Space Battle Lunchtime
I love comic books. I love how they’re able to live in that space between books and cinema: they’re as visually stimulating as a film, but as portable and seekable as a book. You can feel the amount of time put into them, the love labored out over inking, coloring, writing. They’re great.
The best thing about them is they can be consumed very quickly. In fact, I read comic books so fast I almost disappoint myself; I feel like I should take more time with them, savor the images and stories. Maybe I should read them more than once.
I haven’t read Natalie Riess’s Space Battle Lunchtime (volume 1) more than once, though now that I’m thinking about it I might go for it again tonight. I just finished Down and Out in the Magic Kingdom, after all. At any rate, what I’ll write now will be first thoughts.
Space Battle Lunchtime is a lot of fun. It’s a play on Food Network shows like Chopped or MasterChef, but in SPACE! And with ALIENS! And kidnapping and murder thrown in! It follows an Earthling baker, Peony, who’s cast to the eponymous intergalactic hit cooking contest show after one of the contestants drops out suddenly. I thought there’d be some, “Oh look, we’re in space! It’s so strange/interesting/post-scarcity/complicatedly political” expository stuff at the beginning, but it turns out not to be the case. Peony’s thrown into production along with us and the show gets going.

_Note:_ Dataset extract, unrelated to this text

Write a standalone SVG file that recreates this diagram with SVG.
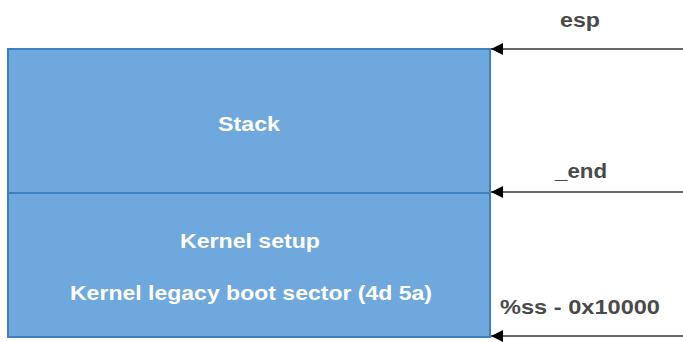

The copy I read was the first 4 issues of the comic book bound together. In it, the show goes through your standard cooking-competition elimination rounds while hinting at a darker underbelly to the competition. One of the chefs, Melonhead, is back from a devastating loss last year, and let’s just say he wants that title. Between him and the other alien chefs, the ingredients, and the setting, the comic book is beautifully drawn, as well. I really like the style, which to my mind is something like Steven Universe or other modern cartoons – clean lines, bright colors, a little anime influence.
I think I’ll have to re-read this book when I get home to tide me over til I can find the next one. It ends when the action is just getting interesting.
I read it again!
Okay, so I just reread Volume 1 of Space Battle Lunchtime, and let me say #1 rule of reading: read things more than once! I got so much more n u a n c e out of this reading, and could see where the great and the working-on were.
The detail in this book is richly imagined. Riess obviously watched a lot of Chopped and Iron Chef to get the pacing of the cooking scenes down, and her use of dynamic page composition helps it really feel as though you’re watching an intergalactic space competition. There are loads of other little goodies, too, like when Peony’s handler (I guess that’s what she is? Anyway, she found her for the show) explains the stakes and her clipboard says, “Explain Stakes.” And the way that the space food is drawn looks alien and delicious all at once – I’d love to try some of the dishes that are featured.
The one thing this novel is missing out on is character development. When the show isn’t rolling, Peony hangs out with the crew and with who I think is going to be a love interest, another competitor named Neptunia. I got the feeling that I was supposed to be getting to know these characters in these scenes, but the pacing is a little slow and the dialog a little too generic for me to really know anything about them. That said, most cooking shows we don’t know anything at all about the contestants other than where they’re from and that they love cooking, so I wasn’t expecting too much character-development-wise. It is cool that Riess is working to add another dimension to what could easily have been just a fun take on cooking competition shows.
The next volume (I think of a two-volume series) isn’t at my library yet, but it’s processing. I’ll reserve it and write about it in a new post when I can!